An integral part of the comprehensive care recommended for patients with chronic obstructive pulmonary disease (COPD) is a pulmonary rehabilitation program. Various studies have demonstrated that these programs are effective in reducing symptoms of dyspnea, and improving exercise capacity and quality of life in patients with COPD. The current recommendation for these programs is that they take a multidisciplinary approach to the care of these patients. Such programs require a significant amount of resources and money. Hui and Hewitt developed a simple outpatient pulmonary rehabilitation program that consisted of incremental exercise endurance training, upper- and lower-limb weight training, and endurance activities. The team involved in this program included a physiotherapist supervised by a respiratory physician. Hui and Hewitt hypothesized that this simple pulmonary rehabilitation program could improve health outcomes and reduce hospital use in patients with COPD.
Patients with a diagnosis of COPD and a forced expiratory volume in one second of less than 60 percent predicted or exertional limitations secondary to dyspnea were enrolled in this prospective, longitudinal trial. The program consisted of endurance training that started with walking, progressed to bicycle ergometer and, if appropriate, to steps and jogging on a mini-trampoline. Upper- and lower-limb weight training started at week 3 of the program. No other formal support was provided, and no other allied health professional was involved in the program.

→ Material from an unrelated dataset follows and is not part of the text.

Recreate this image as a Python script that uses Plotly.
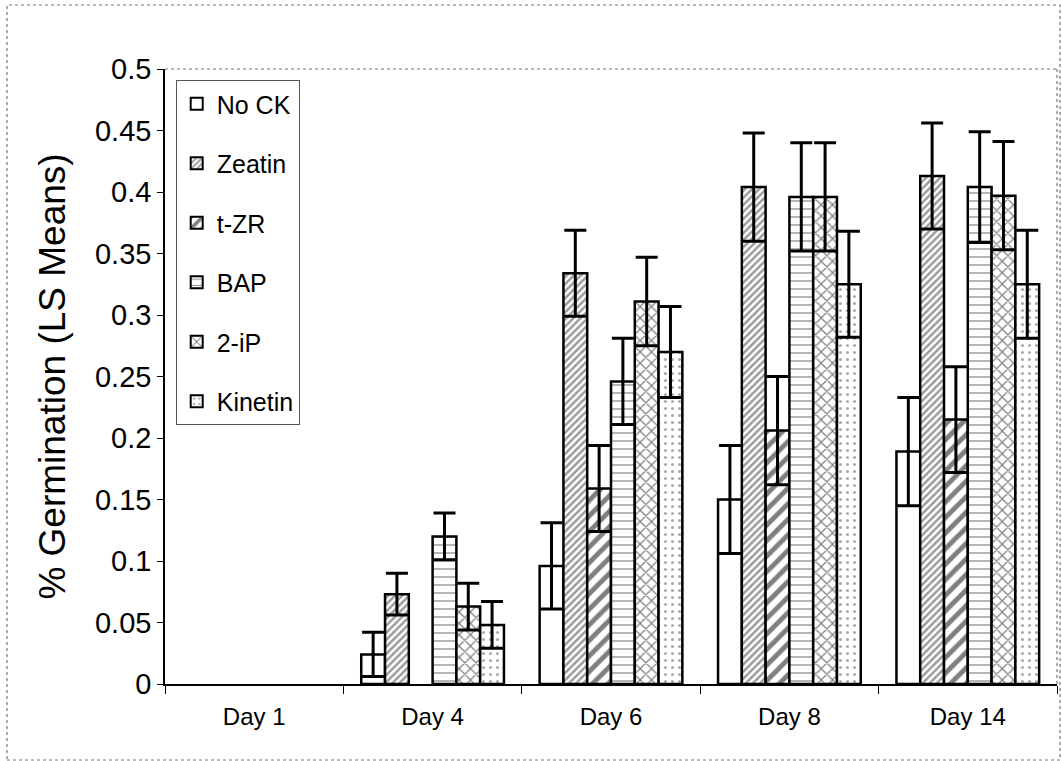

Baseline evaluation of the patients included spirometry, a six-minute walking distance assessment, Borg dyspnea scale after the six-minute walk, and a quality-of-life assessment using the chronic respiratory disease questionnaire. These evaluations were repeated one week after completion of the program. Hospitalization and length of stay for the participants were assessed for one year before the study and for one year after the program was completed. The researchers included only hospital stays that were directly related to exacerbation of COPD.
Thirty-six patients completed the study. Those who participated had a significant improvement in exercise endurance, with the average six-minute walking distance improving from 333 m at the start of the program to 423 m at the completion of the program. They also had a significant reduction in dyspnea scores and improvement in quality-of-life scores. There was no change in lung function at the end of the study compared with baseline readings. The number of hospital admissions was reduced significantly when the year before the study was compared with the year after completion of the study. In addition, the average length of hospital stay was reduced significantly from 7.4 days before the program to 3.3 days after the program was completed.
The authors conclude that a simple, low-cost, outpatient pulmonary rehabilitation program can improve health outcomes in patients with COPD. They add that this program was shown to improve health outcomes and reduce hospitalizations and average length of stays. The program also could help reduce the cost of caring for patients with COPD.